Perhaps the biggest piece of baggage a person brings into marriage is their bundle of expectations.
Each person has an idea of what their home life, their parenting, their sex life, and their responsibilities should be like. Problems develop when couples assume the other person shares their expectations:
A husband may expect his wife to balance a home and career like his mother did.
A wife may expect her husband to fix things around the house.
When expectations are unclear, unhealthy, unspoken, or unmet, both spouses can feel neglected, frustrated, or just plain angry.
And often, couples don’t even realise they have expectations until they aren’t met.
So how do we solve this problem?
Figuring out where your expectations were formed is an important step in the process of defining expectations in your marriage.
Each of you should make a list of roles and responsibilities you saw your parents doing as you grew up. These will be different and that’s OK.
Show your lists to each other and talk about why your parents did things the way they did. Just because your parents did things a certain way, doesn’t mean you have to. Your father may never have helped with dishes because he worked odd hours. Your mother may have managed the finances because she was better at it than your dad and they were both happy for her to do it.

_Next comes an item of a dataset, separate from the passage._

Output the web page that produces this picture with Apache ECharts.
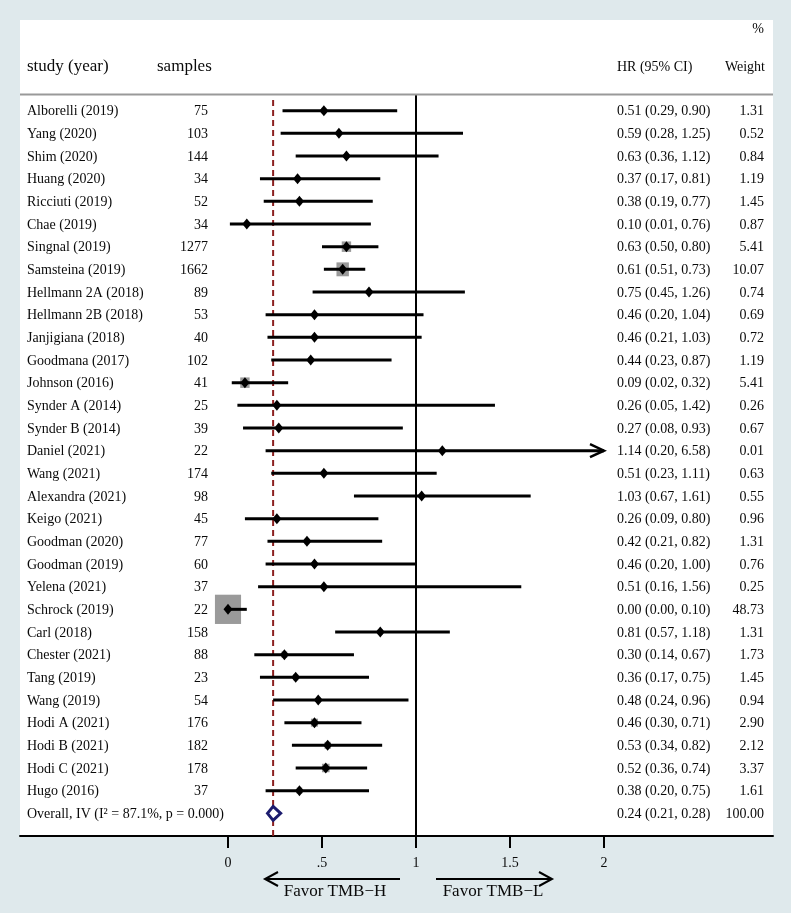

(Back to our parents – my dad ironed shirts during the time my mom was having chemotherapy and maybe that stuck in my mind as something a man should sometimes be willing to do… Richard’s dad never ironed a shirt because his family had domestic help and the farm consumed all his dad’s time and attention.)
Each couples’ needs and circumstances are different. Your relationship and expectations will not be like any other. Figure out your own expectations as a couple and tweak them until you are both content. Remember, you are team mates, not enemies.
“Do nothing from selfish ambition or conceit, but in humility count others more significant than yourselves. Let each of you look not only to his own interests, but also to the interests of others” Philippians 2:3-4 (ESV).
Expect to revisit your expectations over the years because circumstances and people’s needs change. If something is not working for one of you then it’s not working for both of you.
Because marriage brings two individuals, from two different homes, with two different family backgrounds, together, there will be a certain amount of conflict because of unspoken expectations.
Identifying your expectations, communicating about them, and finding a common resolution will grow your marriage. And instead of competing against each other you can become team mates.
How have unspoken expectations impacted your marriage? Which of these do you need to talk about?